Veja-se, por exemplo, a questão da igreja católica durante a Segunda Guerra Mundial, comportamento a propósito já reconhecido pelo próprio Vaticano; a aparente neutralidade dos sacerdotes e do Papa no período custou muitas vidas e destruição; de igual maneira, na história mais recente, a America do Sul viveu entre as décadas de 1960 e 1980 períodos de chumbo, também durante as ditaduras militares implantadas no Cone Sul, era comum se ver padres e bispos abençoando obras e ações dos usurpadores. Enfim, não faltariam exemplos do custo que representam as formais neutralidades.

Insisto na tese política proposta, dizer-se neutro é como se esconder no armário durante a discussão do casal, ainda que você tenha tudo a ver com o desentendimento, aguarda quieto e em silêncio, imperceptível, esperando o momento mais apropriado para voltar à cama que já ocupou, ou sair correndo com as calças nas mãos por ruas desertas. Afinal, proclamar que “não tem nada com isso” é hipocrisia, pois quando a cama está quente e as condições objetivas permitem, é lá que deita nosso herói oculto, em outras palavras, quando termina o momento da responsabilidade volta, içada à condição de “oposição imaculada”, resurge na semana seguinte, para continuar formulando e propondo, porém, sem compromissos verdadeiramente assumidos, senão com as palavras, vive de atribuir responsabilidade aos outros.

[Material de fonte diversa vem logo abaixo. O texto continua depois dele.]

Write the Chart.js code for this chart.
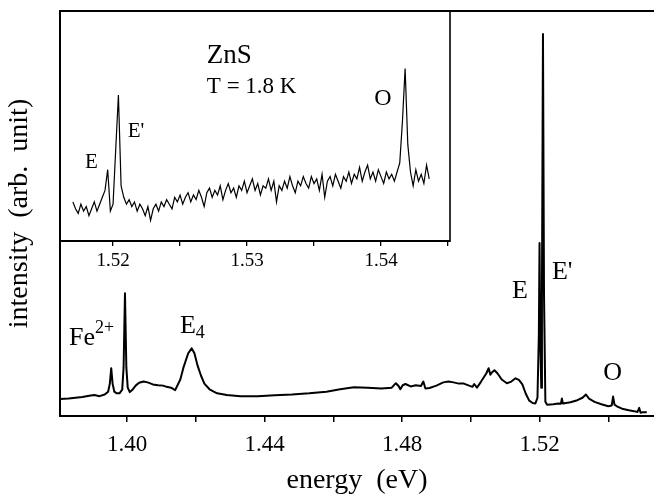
<!DOCTYPE html>
<html>
<head>
<meta charset="utf-8">
<script src="https://cdn.jsdelivr.net/npm/chart.js@4.4.1/dist/chart.umd.min.js"></script>
<style>
  html, body { margin: 0; padding: 0; background: #fff; }
  #wrap { position: relative; width: 654px; height: 498px; overflow: hidden; }
  #mainChart { position: absolute; left: 0; top: 0; }
  #insetChart { position: absolute; left: 40px; top: 0; }
</style>
</head>
<body>
<div id="wrap">
  <canvas id="mainChart" width="654" height="498"></canvas>
  <canvas id="insetChart" width="430" height="290"></canvas>
</div>
<script>
// main spectrum (energy in eV, intensity in arb. units)
const energy = [
  1.3805, 1.3830, 1.3850, 1.3870, 1.3890, 1.3905, 1.3920, 1.3935, 1.3945, 1.3950,
  1.3954, 1.3958, 1.3963, 1.3970, 1.3978, 1.3986, 1.3990, 1.3994, 1.3998, 1.4002,
  1.4008, 1.4015, 1.4025, 1.4035, 1.4048, 1.4060, 1.4075, 1.4090, 1.4105, 1.4115,
  1.4128, 1.4140, 1.4155, 1.4165, 1.4178, 1.4188, 1.4196, 1.4205, 1.4215, 1.4225,
  1.4240, 1.4262, 1.4290, 1.4330, 1.4380, 1.4430, 1.4480, 1.4530, 1.4580, 1.4620,
  1.4660, 1.4700, 1.4740, 1.4770, 1.4782, 1.4790, 1.4795, 1.4802, 1.4810, 1.4825,
  1.4840, 1.4855, 1.4862, 1.4868, 1.4880, 1.4900, 1.4920, 1.4935, 1.4950, 1.4965,
  1.4980, 1.4995, 1.5005, 1.5010, 1.5018, 1.5030, 1.5045, 1.5052, 1.5057, 1.5062,
  1.5069, 1.5078, 1.5090, 1.5105, 1.5118, 1.5130, 1.5140, 1.5150, 1.5160, 1.5170,
  1.5180, 1.5188, 1.5194, 1.5198, 1.5200, 1.5202, 1.5205, 1.5207, 1.5210, 1.5213,
  1.5217, 1.5222, 1.5240, 1.5255, 1.5262, 1.5265, 1.5268, 1.5290, 1.5310, 1.5325,
  1.5335, 1.5345, 1.5360, 1.5380, 1.5400, 1.5410, 1.5414, 1.5418, 1.5425, 1.5440,
  1.5460, 1.5475, 1.5485, 1.5490, 1.5494, 1.5500, 1.5512
];
const intensity = [
  4.2, 4.3, 4.5, 4.7, 5.0, 5.2, 4.9, 5.3, 6.0, 8.0,
  11.8, 8.0, 6.0, 5.6, 5.6, 6.5, 12.0, 30.3, 12.0, 7.0,
  5.9, 6.4, 7.5, 8.2, 8.5, 8.3, 7.8, 7.6, 7.5, 7.2,
  7.0, 6.4, 9.0, 12.2, 15.5, 16.7, 15.5, 12.5, 10.0, 8.0,
  6.6, 5.6, 5.2, 4.9, 4.9, 5.1, 5.3, 5.6, 6.0, 6.6,
  7.1, 7.0, 6.8, 7.0, 8.1, 7.4, 6.6, 7.6, 7.9, 7.3,
  7.6, 7.4, 8.5, 6.8, 6.9, 7.5, 8.3, 8.5, 8.3, 8.0,
  8.0, 7.5, 7.2, 7.9, 7.0, 8.5, 10.5, 11.8, 10.2, 10.8,
  11.3, 10.5, 9.0, 8.1, 8.5, 9.3, 8.9, 7.8, 5.5, 3.8,
  3.2, 3.1, 4.5, 20.0, 42.7, 20.0, 7.0, 30.0, 94.3, 30.0,
  3.5, 2.8, 2.9, 3.1, 3.0, 4.3, 3.1, 3.4, 3.9, 4.5,
  5.3, 4.2, 3.5, 2.9, 2.4, 2.6, 4.8, 2.8, 2.4, 1.8,
  1.4, 1.2, 1.0, 2.0, 0.8, 0.9, 0.9
];

// inset: high-resolution scan near the band edge
const insetEnergy = [
  1.5170, 1.5172, 1.5174, 1.5176, 1.5178, 1.5180, 1.5182, 1.5184, 1.5186, 1.5188,
  1.5190, 1.5192, 1.5194, 1.5196, 1.5198, 1.5200, 1.5202, 1.5204, 1.5206, 1.5208,
  1.5210, 1.5212, 1.5214, 1.5216, 1.5218, 1.5220, 1.5222, 1.5224, 1.5226, 1.5228,
  1.5230, 1.5232, 1.5234, 1.5236, 1.5238, 1.5240, 1.5242, 1.5244, 1.5246, 1.5248,
  1.5250, 1.5252, 1.5254, 1.5256, 1.5258, 1.5260, 1.5262, 1.5264, 1.5266, 1.5268,
  1.5270, 1.5272, 1.5274, 1.5276, 1.5278, 1.5280, 1.5282, 1.5284, 1.5286, 1.5288,
  1.5290, 1.5292, 1.5294, 1.5296, 1.5298, 1.5300, 1.5302, 1.5304, 1.5306, 1.5308,
  1.5310, 1.5312, 1.5314, 1.5316, 1.5318, 1.5320, 1.5322, 1.5324, 1.5326, 1.5328,
  1.5330, 1.5332, 1.5334, 1.5336, 1.5338, 1.5340, 1.5342, 1.5344, 1.5346, 1.5348,
  1.5350, 1.5352, 1.5354, 1.5356, 1.5358, 1.5360, 1.5362, 1.5364, 1.5366, 1.5368,
  1.5370, 1.5372, 1.5374, 1.5376, 1.5378, 1.5380, 1.5382, 1.5384, 1.5386, 1.5388,
  1.5390, 1.5392, 1.5394, 1.5396, 1.5398, 1.5400, 1.5402, 1.5404, 1.5406, 1.5408,
  1.5410, 1.5412, 1.5414, 1.5416, 1.5418, 1.5420, 1.5422, 1.5424, 1.5426, 1.5428,
  1.5430, 1.5432, 1.5434, 1.5436
];
const insetIntensity = [
  0.17, 0.14, 0.12, 0.16, 0.13, 0.15, 0.11, 0.14, 0.17, 0.13,
  0.16, 0.19, 0.22, 0.31, 0.13, 0.16, 0.40, 0.635, 0.24, 0.19,
  0.16, 0.18, 0.15, 0.17, 0.13, 0.16, 0.14, 0.11, 0.15, 0.09,
  0.14, 0.16, 0.13, 0.17, 0.15, 0.18, 0.16, 0.14, 0.19, 0.17,
  0.20, 0.16, 0.19, 0.21, 0.17, 0.20, 0.18, 0.22, 0.19, 0.15,
  0.21, 0.23, 0.19, 0.22, 0.20, 0.24, 0.18, 0.22, 0.25, 0.21,
  0.23, 0.19, 0.24, 0.22, 0.26, 0.21, 0.24, 0.27, 0.22, 0.25,
  0.20, 0.24, 0.23, 0.27, 0.22, 0.26, 0.17, 0.24, 0.22, 0.26,
  0.23, 0.28, 0.24, 0.21, 0.26, 0.24, 0.28, 0.25, 0.23, 0.28,
  0.25, 0.27, 0.22, 0.29, 0.19, 0.26, 0.28, 0.24, 0.29, 0.26,
  0.23, 0.28, 0.26, 0.30, 0.25, 0.29, 0.27, 0.32, 0.26, 0.30,
  0.33, 0.27, 0.30, 0.26, 0.31, 0.28, 0.25, 0.30, 0.27, 0.29,
  0.26, 0.30, 0.34, 0.52, 0.75, 0.42, 0.30, 0.24, 0.31, 0.26,
  0.29, 0.25, 0.33, 0.27
];

// tick values and labels
const mainTicks = [1.40, 1.42, 1.44, 1.46, 1.48, 1.50, 1.52, 1.54];
const mainTickLabels = ['1.40', '', '1.44', '', '1.48', '', '1.52', ''];
const insetTicks = [1.520, 1.525, 1.530, 1.535, 1.540, 1.545];
const insetTickLabels = ['1.52', '', '1.53', '', '1.54', ''];

// peak labels, anchored in data coordinates
const mainNotes = [
  { text: 'Fe', sup: '2+', e: 1.3831, i: 17.5 },
  { text: 'E', sub: '4', e: 1.4154, i: 20.5 },
  { text: 'E', e: 1.5120, i: 29.1 },
  { text: "E'", e: 1.5236, i: 33.8 },
  { text: 'O', e: 1.5385, i: 8.9 }
];
const insetNotes = [
  { text: 'ZnS', e: 1.5270, i: 0.774, size: 27 },
  { text: 'T = 1.8 K', e: 1.5270, i: 0.643, size: 23 },
  { text: 'E', e: 1.5179, i: 0.317, size: 21 },
  { text: "E'", e: 1.5211, i: 0.452, size: 21 },
  { text: 'O', e: 1.5395, i: 0.591, size: 24 }
];

const serif = "'Liberation Serif', 'Times New Roman', serif";
Chart.defaults.font.family = serif;
Chart.defaults.color = '#000';

function notesPlugin(notes, defSize) {
  return {
    id: 'notes',
    afterDraw(chart) {
      const { ctx, scales: { x, y } } = chart;
      ctx.save();
      ctx.fillStyle = '#000';
      ctx.textBaseline = 'alphabetic';
      notes.forEach(n => {
        const size = n.size || defSize;
        const px = x.getPixelForValue(n.e);
        const py = y.getPixelForValue(n.i);
        ctx.font = size + 'px ' + serif;
        ctx.fillText(n.text, px, py);
        const w = ctx.measureText(n.text).width;
        ctx.font = Math.round(size * 0.7) + 'px ' + serif;
        if (n.sup) ctx.fillText(n.sup, px + w, py - size * 0.45);
        if (n.sub) ctx.fillText(n.sub, px + w, py + size * 0.2);
      });
      ctx.restore();
    }
  };
}

const frameMain = {
  id: 'frameMain',
  beforeDatasetsDraw(chart) {
    const { ctx, chartArea: a } = chart;
    ctx.save();
    ctx.strokeStyle = '#000';
    ctx.lineWidth = 2;
    ctx.beginPath();
    ctx.moveTo(a.left, a.top);
    ctx.lineTo(a.right, a.top);
    ctx.stroke();
    ctx.restore();
  }
};

const frameInset = {
  id: 'frameInset',
  beforeDatasetsDraw(chart) {
    const { ctx, chartArea: a } = chart;
    ctx.save();
    ctx.strokeStyle = '#000';
    ctx.lineWidth = 1.6;
    ctx.strokeRect(a.left, a.top, a.right - a.left, a.bottom - a.top);
    ctx.restore();
  }
};

// Main spectrum
new Chart(document.getElementById('mainChart'), {
  type: 'line',
  data: {
    datasets: [{
      data: energy.map((e, k) => ({ x: e, y: intensity[k] })),
      borderColor: '#000',
      borderWidth: 2,
      borderJoinStyle: 'round',
      pointRadius: 0,
      tension: 0
    }]
  },
  options: {
    responsive: false,
    animation: false,
    layout: { padding: { left: 0, right: 0, top: 11, bottom: 0 } },
    plugins: { legend: { display: false }, tooltip: { enabled: false } },
    scales: {
      x: {
        type: 'linear',
        min: 1.3805,
        max: 1.5533,
        afterBuildTicks: s => { s.ticks = mainTicks.map(v => ({ value: v })); },
        afterFit: s => { s.height = 82; },
        ticks: {
          autoSkip: false,
          maxRotation: 0,
          padding: 9,
          font: { size: 23 },
          callback: (v, k) => mainTickLabels[k]
        },
        grid: { drawOnChartArea: false, tickLength: 6, color: '#000', lineWidth: 1.5 },
        border: { color: '#000', width: 2 },
        title: {
          display: true,
          text: 'energy  (eV)',
          font: { size: 28 },
          padding: { top: 0, bottom: 1 }
        }
      },
      y: {
        min: 0,
        max: 100,
        afterFit: s => { s.width = 60; },
        ticks: { display: false },
        grid: { drawOnChartArea: false, drawTicks: false },
        border: { color: '#000', width: 2 },
        title: {
          display: true,
          text: 'intensity  (arb.  unit)',
          font: { size: 28 },
          padding: { top: 3, bottom: 0 }
        }
      }
    }
  },
  plugins: [frameMain, notesPlugin(mainNotes, 26)]
});

// Inset
new Chart(document.getElementById('insetChart'), {
  type: 'line',
  data: {
    datasets: [{
      data: insetEnergy.map((e, k) => ({ x: e, y: insetIntensity[k] })),
      borderColor: '#000',
      borderWidth: 1.2,
      pointRadius: 0,
      tension: 0
    }]
  },
  options: {
    responsive: false,
    animation: false,
    layout: { padding: { left: 20, right: 20, top: 11, bottom: 0 } },
    plugins: { legend: { display: false }, tooltip: { enabled: false } },
    scales: {
      x: {
        type: 'linear',
        min: 1.51604,
        max: 1.54515,
        afterBuildTicks: s => { s.ticks = insetTicks.map(v => ({ value: v })); },
        afterFit: s => { s.height = 49; },
        ticks: {
          autoSkip: false,
          maxRotation: 0,
          padding: 4,
          font: { size: 19 },
          callback: (v, k) => insetTickLabels[k]
        },
        grid: { drawOnChartArea: false, tickLength: 5, color: '#000', lineWidth: 1.3 },
        border: { color: '#000', width: 2 }
      },
      y: { display: false, min: 0, max: 1 }
    }
  },
  plugins: [frameInset, notesPlugin(insetNotes, 21)]
});
</script>
</body>
</html>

Aplicando na prática: o PSOL tenta se afastar da “orgia política” (a expressão no caso é minha) de Niterói, acredita que conseguirá manter essa condição paladina e guardiã da moral e dos bons costumes políticos, algo assim com um dia foi a Tradição Família e Propriedade – TFP, só que de esquerda; tal posição não me surpreende tanto, na verdade era até certo ponto esperado, posto, como um dia já afirmado, “os extremos na prática se encontram”.

O problema é que ao eximir-se da responsabilidade, atirando-se na neutralidade, coloca em prática a “solução final”, ou seja, equivale a jogar-se nos fornos de Auschwitz mais uma centenas de judeus, porém mantendo-se com a consciência tranquila de não ter negociado com nenhum oficial da Gestapo.

Nesse ponto recomendo aos amigos puros e imaculados do PSOL, o filme “A Lista de Schindler”, lá no filme, história real, o empresário Oscar Schindler participava com suas atividades empresariais do regime nazista, todavia, seus esforços internos eram no sentido de alimentar, proteger e guardar vidas, chegando ao ponto final de comprar, literalmente, com todos os seus recursos, o máximo que pode de homens, mulheres e crianças, cujos destinos traçados por seus algozes certamente não seriam outros, senão em algum forno de extermínio. Schindler fez política no momento mais difícil e da forma menos improvável, todavia, os resultados ficaram na história, os mais de mil judeus comprados se multiplicaram em novas gerações e hoje contam essa história, de como fazer política com princípios e estratégia.

Fazer política é assim, entender que existe uma ética que não devemos abandonar, porém, a omissão participativa significa que os espaços da ética e dos princípios que acreditamos serão ocupados por outro, não tão éticos, se não o fizermos.

Não vou voltar à discussão do voto útil ou da diferença entre os competidores do segundo turno eleitoral em Niterói, disso já falei no último post do Blog (Farinha do mesmo saco ou dane-se a população), acho que ali abordei bem alguns argumentos; neste texto, só pretendia discorrer um pouco sobre a infantilidade de práticas políticas, que acreditam na pureza da neutralidade sem consequências. Para mim, entretanto, a posição do PSOL em Niterói está bem clara: é um partido que nasceu para ser de oposição, não tem experiência administrativa porque nunca administrou (“Tostines vende mais porque é fresquinho ou é fresquinho porque vende mais”), não faz política porque não há interlocutores à sua altura, portanto, jamais saberá enfrentar os desafios políticos fora de uma perspectiva de “pátria ou morte”.